[AIM OF THE TASK]: Copy exactly, and only, the lines between the line holding "Clone this chart in matplotlib." and the line holding "plt.rcParams['mathtext.bf'] = 'Liberation", inclusive; skip the pictures.

[RECORDS FOR PROCESSING]:

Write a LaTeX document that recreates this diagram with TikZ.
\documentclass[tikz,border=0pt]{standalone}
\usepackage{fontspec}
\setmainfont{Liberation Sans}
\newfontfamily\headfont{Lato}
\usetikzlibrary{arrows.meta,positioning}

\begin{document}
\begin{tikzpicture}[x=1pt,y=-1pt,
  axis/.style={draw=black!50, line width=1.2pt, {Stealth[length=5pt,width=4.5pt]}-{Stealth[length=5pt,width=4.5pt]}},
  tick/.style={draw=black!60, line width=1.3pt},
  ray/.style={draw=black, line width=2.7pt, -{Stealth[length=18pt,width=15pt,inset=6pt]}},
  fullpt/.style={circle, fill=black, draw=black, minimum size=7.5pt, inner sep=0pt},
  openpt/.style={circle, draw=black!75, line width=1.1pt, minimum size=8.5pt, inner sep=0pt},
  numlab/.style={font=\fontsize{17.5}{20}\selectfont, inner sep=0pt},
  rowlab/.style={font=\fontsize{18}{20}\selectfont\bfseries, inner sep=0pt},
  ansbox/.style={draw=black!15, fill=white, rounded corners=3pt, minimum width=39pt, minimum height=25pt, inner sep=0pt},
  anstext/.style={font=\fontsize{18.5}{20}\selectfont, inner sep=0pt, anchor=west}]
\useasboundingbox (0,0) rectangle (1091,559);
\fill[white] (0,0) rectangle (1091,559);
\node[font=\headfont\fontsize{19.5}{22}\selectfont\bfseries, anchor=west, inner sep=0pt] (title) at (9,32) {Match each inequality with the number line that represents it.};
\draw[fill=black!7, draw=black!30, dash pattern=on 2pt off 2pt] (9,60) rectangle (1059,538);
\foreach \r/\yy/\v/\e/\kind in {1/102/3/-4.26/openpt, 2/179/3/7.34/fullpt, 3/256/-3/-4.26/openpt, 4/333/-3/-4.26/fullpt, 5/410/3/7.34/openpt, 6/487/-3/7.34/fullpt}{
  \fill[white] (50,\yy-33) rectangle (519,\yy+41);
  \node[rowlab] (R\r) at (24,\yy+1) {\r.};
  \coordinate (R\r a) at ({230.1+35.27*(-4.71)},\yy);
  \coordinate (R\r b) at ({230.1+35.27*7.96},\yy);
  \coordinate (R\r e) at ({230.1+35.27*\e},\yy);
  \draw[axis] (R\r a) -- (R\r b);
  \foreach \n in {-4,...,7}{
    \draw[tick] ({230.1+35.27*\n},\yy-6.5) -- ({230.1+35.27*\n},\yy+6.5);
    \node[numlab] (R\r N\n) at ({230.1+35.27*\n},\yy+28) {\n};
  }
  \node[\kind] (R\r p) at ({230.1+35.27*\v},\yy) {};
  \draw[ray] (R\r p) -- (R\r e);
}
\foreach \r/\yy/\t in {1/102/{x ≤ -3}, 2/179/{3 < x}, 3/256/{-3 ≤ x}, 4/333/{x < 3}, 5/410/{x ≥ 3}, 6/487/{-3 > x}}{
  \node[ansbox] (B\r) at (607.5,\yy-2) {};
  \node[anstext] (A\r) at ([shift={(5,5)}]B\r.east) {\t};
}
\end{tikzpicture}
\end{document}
--
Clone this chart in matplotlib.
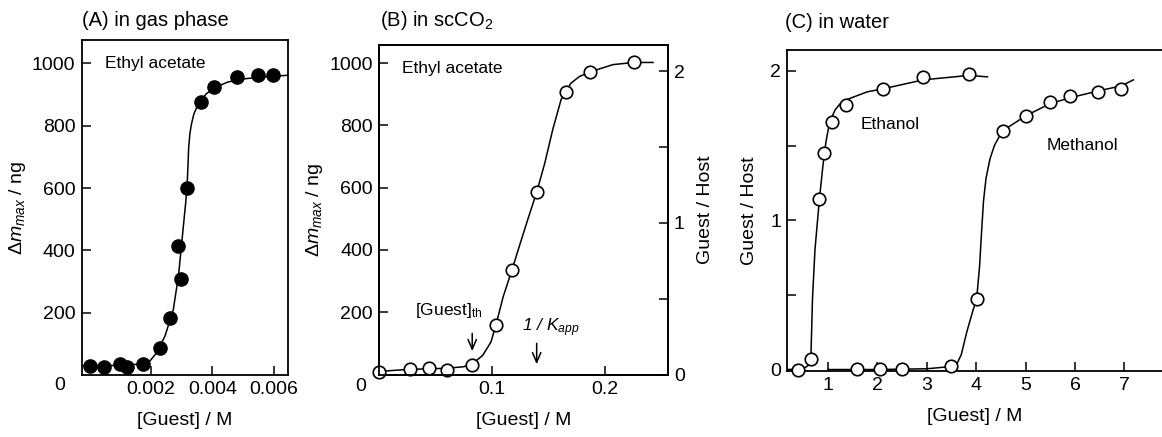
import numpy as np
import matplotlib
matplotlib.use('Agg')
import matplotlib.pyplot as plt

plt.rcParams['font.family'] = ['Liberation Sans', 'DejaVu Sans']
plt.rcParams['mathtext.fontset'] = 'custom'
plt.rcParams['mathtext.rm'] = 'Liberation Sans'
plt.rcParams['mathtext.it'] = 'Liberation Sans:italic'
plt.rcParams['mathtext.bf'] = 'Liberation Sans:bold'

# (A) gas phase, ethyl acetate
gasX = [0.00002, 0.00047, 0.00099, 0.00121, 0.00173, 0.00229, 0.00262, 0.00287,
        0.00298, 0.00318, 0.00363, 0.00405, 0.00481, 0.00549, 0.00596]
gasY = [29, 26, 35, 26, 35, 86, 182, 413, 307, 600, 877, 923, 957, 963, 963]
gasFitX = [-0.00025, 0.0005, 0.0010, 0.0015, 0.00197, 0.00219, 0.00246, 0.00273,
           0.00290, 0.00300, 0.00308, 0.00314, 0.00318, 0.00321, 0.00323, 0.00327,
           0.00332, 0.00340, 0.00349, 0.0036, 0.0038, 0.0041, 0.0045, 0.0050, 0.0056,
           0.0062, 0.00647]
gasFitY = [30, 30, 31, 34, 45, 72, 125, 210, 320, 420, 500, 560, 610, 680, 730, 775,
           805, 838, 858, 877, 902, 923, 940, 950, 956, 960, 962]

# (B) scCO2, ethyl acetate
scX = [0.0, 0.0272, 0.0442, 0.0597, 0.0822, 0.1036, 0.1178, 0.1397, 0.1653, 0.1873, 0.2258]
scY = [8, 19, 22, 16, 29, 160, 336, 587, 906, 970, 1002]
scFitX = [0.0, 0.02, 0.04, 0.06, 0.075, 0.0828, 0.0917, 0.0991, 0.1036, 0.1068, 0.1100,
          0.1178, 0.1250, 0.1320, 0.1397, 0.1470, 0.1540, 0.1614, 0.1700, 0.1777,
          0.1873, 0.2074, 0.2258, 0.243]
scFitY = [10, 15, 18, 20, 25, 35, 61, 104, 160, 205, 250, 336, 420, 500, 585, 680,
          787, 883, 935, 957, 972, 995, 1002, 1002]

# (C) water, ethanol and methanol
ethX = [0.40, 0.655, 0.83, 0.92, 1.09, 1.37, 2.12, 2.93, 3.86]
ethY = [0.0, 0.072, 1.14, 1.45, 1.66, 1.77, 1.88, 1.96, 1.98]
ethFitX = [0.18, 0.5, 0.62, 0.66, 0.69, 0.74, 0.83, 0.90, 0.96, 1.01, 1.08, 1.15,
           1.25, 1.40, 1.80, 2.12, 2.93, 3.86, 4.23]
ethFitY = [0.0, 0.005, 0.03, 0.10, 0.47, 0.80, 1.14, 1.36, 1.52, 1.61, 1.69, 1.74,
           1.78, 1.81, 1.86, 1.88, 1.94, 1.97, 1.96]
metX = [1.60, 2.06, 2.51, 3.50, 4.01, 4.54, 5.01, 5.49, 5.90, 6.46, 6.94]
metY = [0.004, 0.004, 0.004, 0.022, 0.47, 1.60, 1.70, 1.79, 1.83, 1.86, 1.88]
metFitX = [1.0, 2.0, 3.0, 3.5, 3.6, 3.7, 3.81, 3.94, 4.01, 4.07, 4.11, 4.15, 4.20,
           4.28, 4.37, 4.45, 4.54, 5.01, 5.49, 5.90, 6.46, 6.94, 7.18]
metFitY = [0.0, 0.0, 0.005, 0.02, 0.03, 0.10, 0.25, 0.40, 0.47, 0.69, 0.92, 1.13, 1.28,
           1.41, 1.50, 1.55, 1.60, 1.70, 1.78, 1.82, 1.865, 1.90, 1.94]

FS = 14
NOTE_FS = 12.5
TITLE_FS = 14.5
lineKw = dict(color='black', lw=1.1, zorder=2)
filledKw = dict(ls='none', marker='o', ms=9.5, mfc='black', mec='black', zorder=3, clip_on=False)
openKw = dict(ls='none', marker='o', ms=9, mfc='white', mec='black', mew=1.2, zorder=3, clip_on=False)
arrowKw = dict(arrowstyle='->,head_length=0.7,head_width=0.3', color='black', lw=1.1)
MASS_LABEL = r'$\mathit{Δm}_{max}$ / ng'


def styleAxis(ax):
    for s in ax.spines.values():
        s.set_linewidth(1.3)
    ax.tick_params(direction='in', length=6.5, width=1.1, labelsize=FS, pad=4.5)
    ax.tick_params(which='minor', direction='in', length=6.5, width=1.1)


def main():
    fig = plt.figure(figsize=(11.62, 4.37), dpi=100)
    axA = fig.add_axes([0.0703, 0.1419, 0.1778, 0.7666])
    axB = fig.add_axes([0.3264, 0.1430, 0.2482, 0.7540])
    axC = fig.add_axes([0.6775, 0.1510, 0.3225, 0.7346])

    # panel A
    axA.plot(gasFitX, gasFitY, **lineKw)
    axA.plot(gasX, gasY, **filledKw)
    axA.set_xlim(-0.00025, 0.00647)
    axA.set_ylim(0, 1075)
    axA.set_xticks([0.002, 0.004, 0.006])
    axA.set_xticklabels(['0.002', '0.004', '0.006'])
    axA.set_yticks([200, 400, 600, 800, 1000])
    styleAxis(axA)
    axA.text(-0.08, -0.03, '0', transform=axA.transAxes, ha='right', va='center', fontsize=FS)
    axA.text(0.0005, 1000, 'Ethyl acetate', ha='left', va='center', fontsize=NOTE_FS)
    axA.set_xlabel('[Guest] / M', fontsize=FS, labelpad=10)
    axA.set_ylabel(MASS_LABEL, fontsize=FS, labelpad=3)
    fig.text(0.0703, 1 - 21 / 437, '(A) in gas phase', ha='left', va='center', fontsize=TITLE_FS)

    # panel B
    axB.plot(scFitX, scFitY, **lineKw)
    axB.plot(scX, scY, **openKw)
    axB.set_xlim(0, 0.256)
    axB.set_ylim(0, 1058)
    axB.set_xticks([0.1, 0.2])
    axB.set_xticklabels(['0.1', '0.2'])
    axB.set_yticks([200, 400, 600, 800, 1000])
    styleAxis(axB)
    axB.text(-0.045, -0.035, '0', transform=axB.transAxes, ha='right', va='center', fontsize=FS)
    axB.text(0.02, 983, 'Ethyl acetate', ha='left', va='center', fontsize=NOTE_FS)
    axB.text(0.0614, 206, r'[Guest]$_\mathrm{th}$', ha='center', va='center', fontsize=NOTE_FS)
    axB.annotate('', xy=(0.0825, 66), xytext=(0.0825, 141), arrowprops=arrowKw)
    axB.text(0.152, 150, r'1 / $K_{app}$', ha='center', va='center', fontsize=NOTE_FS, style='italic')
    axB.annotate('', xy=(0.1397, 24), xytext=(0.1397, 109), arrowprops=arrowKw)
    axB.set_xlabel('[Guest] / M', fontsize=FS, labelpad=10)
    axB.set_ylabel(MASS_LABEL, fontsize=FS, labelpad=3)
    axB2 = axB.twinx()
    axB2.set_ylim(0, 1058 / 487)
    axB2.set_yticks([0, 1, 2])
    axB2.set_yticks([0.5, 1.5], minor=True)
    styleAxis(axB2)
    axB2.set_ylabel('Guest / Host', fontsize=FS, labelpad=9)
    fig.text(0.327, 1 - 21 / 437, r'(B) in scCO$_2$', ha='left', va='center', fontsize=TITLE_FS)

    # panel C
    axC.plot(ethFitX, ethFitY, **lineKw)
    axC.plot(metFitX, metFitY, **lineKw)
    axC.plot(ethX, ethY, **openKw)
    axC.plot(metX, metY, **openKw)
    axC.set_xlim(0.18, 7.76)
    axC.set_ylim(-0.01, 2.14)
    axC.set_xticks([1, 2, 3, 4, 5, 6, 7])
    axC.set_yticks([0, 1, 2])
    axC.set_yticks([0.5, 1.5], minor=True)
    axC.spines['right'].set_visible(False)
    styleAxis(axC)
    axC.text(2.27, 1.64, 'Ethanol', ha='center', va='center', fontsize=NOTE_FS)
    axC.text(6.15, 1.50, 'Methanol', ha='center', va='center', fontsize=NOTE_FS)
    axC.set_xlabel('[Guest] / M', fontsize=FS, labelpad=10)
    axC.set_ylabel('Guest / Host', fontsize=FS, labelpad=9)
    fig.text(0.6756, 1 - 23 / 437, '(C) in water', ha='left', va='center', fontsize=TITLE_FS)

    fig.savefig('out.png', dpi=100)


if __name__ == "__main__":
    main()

[ANSWER FOR THE TASK]:
Clone this chart in matplotlib.
import numpy as np
import matplotlib
matplotlib.use('Agg')
import matplotlib.pyplot as plt

plt.rcParams['font.family'] = ['Liberation Sans', 'DejaVu Sans']
plt.rcParams['mathtext.fontset'] = 'custom'
plt.rcParams['mathtext.rm'] = 'Liberation Sans'
plt.rcParams['mathtext.it'] = 'Liberation Sans:italic'
plt.rcParams['mathtext.bf'] = 'Liberation Sans:bold'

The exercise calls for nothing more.